### Exercise instructions
Show every line where "this" occurs.

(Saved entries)
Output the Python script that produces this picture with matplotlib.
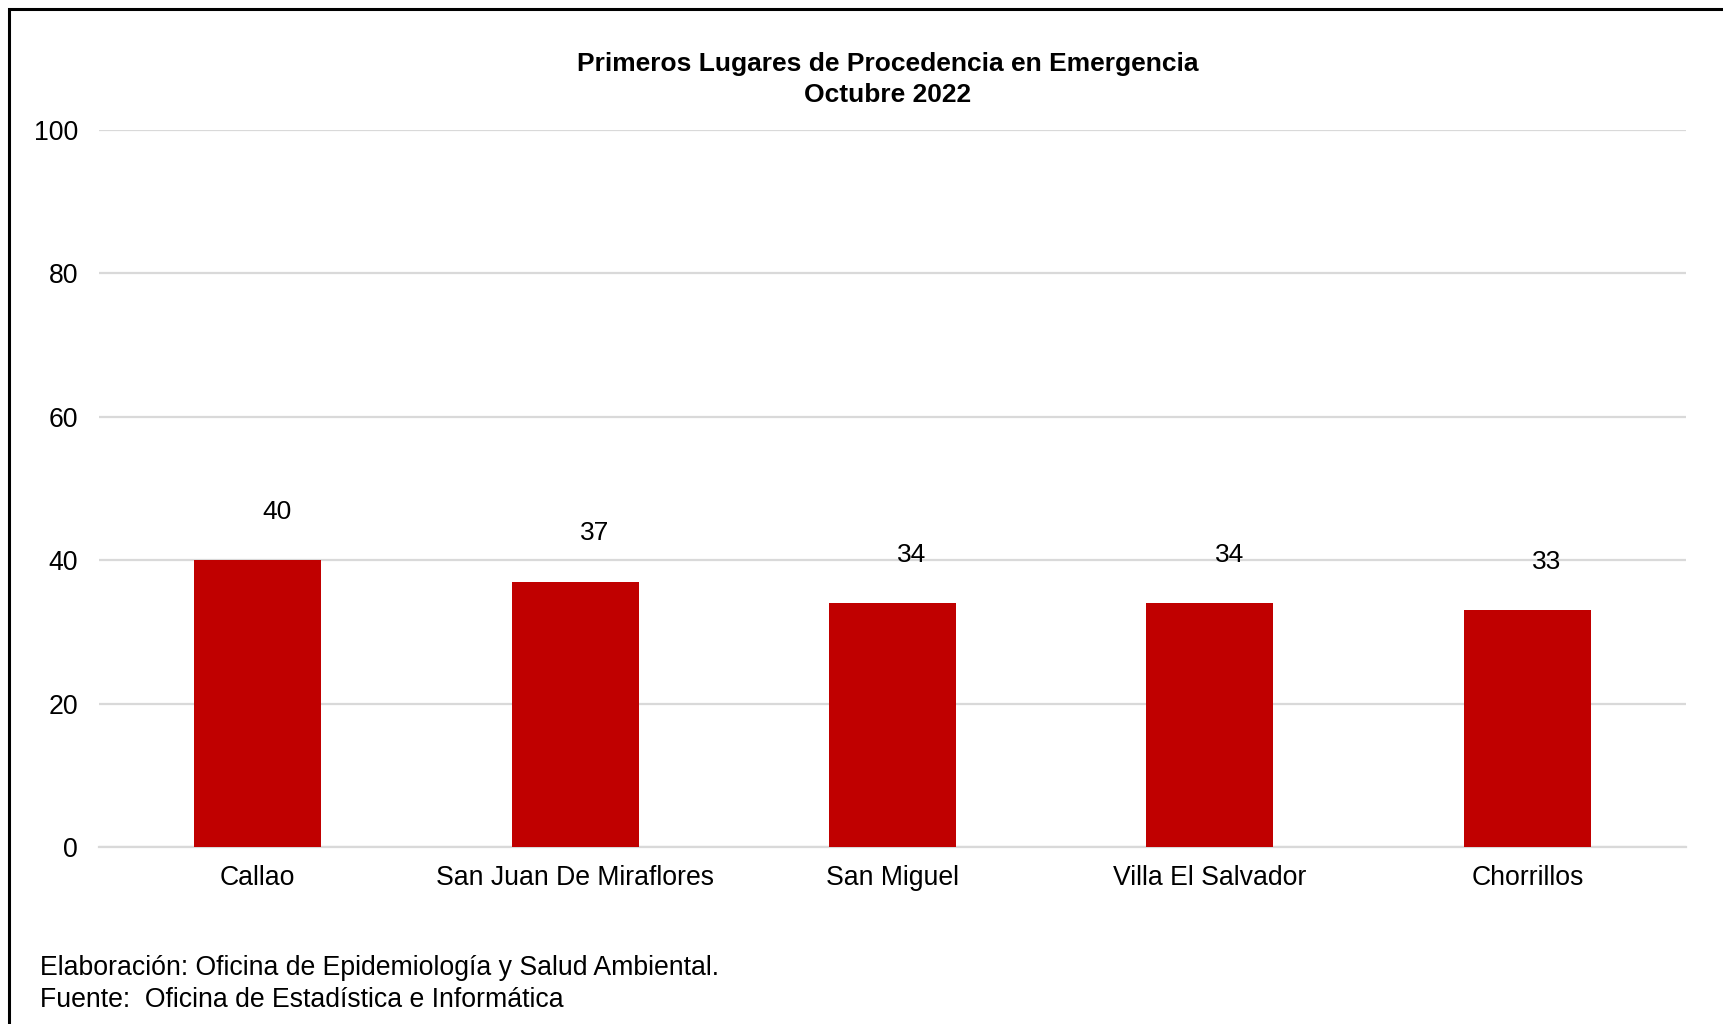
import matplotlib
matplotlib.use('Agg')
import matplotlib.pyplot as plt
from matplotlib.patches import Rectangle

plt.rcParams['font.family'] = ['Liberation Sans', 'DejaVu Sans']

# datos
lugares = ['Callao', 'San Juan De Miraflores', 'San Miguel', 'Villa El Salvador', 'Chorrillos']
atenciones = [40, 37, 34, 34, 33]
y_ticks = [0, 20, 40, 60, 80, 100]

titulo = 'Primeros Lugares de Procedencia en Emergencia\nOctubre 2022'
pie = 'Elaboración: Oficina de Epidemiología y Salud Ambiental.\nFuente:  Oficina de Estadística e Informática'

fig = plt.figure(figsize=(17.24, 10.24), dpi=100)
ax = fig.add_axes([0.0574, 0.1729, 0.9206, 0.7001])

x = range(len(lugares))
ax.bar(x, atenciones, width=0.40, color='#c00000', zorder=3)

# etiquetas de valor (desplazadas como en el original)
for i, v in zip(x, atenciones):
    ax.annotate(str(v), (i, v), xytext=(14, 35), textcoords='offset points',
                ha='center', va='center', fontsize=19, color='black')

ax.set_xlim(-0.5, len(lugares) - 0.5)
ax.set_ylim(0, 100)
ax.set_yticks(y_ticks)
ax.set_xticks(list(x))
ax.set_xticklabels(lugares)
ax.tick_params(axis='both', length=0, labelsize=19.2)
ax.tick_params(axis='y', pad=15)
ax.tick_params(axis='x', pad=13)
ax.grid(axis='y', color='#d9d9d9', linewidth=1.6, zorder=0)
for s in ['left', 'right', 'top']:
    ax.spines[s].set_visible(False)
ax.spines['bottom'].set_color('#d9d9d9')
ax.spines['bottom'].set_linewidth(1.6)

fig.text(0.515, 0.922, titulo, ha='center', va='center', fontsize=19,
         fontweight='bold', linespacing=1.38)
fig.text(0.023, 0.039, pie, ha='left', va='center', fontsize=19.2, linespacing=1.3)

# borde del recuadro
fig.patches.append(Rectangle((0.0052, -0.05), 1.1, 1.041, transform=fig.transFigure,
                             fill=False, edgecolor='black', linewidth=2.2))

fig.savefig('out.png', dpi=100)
* * *
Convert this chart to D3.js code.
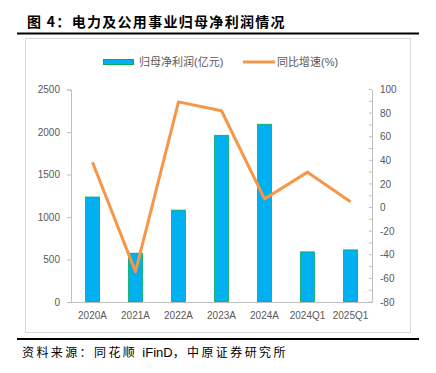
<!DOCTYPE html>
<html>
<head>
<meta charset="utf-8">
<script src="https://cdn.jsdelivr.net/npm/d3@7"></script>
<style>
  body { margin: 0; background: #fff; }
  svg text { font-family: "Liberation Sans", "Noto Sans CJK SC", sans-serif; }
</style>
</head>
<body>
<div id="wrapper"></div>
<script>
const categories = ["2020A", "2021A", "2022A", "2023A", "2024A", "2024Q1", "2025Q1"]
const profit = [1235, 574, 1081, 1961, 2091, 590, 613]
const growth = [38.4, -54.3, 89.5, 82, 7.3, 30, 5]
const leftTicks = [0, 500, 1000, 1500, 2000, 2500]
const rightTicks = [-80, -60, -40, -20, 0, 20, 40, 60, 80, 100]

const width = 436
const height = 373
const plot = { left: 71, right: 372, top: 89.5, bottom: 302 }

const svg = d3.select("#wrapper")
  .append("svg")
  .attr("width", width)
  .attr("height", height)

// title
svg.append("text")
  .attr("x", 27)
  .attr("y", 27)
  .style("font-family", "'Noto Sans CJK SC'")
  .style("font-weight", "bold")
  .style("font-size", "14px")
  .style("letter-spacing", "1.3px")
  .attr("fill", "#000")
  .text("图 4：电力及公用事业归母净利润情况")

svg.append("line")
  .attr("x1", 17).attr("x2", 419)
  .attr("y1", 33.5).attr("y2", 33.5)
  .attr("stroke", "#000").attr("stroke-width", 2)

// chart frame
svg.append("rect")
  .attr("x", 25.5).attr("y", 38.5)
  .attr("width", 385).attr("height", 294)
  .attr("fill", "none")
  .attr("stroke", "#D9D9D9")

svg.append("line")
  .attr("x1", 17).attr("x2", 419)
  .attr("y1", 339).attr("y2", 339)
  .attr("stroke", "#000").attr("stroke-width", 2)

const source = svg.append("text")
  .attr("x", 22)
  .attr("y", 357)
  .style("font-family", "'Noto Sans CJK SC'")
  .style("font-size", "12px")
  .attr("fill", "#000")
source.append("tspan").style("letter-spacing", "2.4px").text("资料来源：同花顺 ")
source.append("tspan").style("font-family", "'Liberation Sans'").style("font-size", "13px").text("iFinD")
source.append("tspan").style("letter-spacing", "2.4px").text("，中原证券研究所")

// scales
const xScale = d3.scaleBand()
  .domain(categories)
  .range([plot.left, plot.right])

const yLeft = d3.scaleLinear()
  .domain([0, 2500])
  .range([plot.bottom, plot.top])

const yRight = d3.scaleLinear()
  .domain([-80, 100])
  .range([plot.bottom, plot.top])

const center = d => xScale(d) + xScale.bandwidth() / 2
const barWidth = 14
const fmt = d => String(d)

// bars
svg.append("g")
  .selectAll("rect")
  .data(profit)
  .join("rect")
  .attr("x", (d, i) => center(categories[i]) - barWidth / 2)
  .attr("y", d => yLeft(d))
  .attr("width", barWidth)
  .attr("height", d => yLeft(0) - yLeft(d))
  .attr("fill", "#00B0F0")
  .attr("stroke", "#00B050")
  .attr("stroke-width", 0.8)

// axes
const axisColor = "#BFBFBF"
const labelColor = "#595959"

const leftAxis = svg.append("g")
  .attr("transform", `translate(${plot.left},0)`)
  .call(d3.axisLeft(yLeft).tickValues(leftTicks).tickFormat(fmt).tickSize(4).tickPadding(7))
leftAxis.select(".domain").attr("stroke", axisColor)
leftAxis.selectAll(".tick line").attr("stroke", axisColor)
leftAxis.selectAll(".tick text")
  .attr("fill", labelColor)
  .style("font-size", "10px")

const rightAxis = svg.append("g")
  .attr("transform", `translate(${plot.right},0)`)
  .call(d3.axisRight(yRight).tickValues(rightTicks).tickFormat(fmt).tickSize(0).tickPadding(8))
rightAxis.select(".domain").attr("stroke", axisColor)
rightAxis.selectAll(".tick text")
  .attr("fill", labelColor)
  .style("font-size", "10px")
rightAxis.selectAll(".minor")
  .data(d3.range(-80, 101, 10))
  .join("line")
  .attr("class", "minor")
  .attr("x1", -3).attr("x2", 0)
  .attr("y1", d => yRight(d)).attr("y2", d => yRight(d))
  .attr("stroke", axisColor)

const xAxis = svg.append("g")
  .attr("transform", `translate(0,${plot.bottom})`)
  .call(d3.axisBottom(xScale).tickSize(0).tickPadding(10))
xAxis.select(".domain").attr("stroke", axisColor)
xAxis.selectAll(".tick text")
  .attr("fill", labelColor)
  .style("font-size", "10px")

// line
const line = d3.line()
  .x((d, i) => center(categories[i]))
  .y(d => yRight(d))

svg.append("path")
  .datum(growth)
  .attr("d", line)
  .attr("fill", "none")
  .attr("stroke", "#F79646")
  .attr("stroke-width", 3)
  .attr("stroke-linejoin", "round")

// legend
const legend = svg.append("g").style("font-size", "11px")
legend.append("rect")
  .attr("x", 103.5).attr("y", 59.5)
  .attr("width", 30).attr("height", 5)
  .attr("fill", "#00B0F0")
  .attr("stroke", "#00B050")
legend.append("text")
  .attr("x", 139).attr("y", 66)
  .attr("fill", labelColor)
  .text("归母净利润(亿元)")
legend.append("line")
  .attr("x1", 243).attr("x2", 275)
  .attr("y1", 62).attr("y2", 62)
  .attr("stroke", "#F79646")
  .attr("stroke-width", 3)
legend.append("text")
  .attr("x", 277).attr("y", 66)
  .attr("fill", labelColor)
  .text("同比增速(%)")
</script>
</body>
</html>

### Reply to the exercise
Output the Python script that produces this picture with matplotlib.
Convert this chart to D3.js code.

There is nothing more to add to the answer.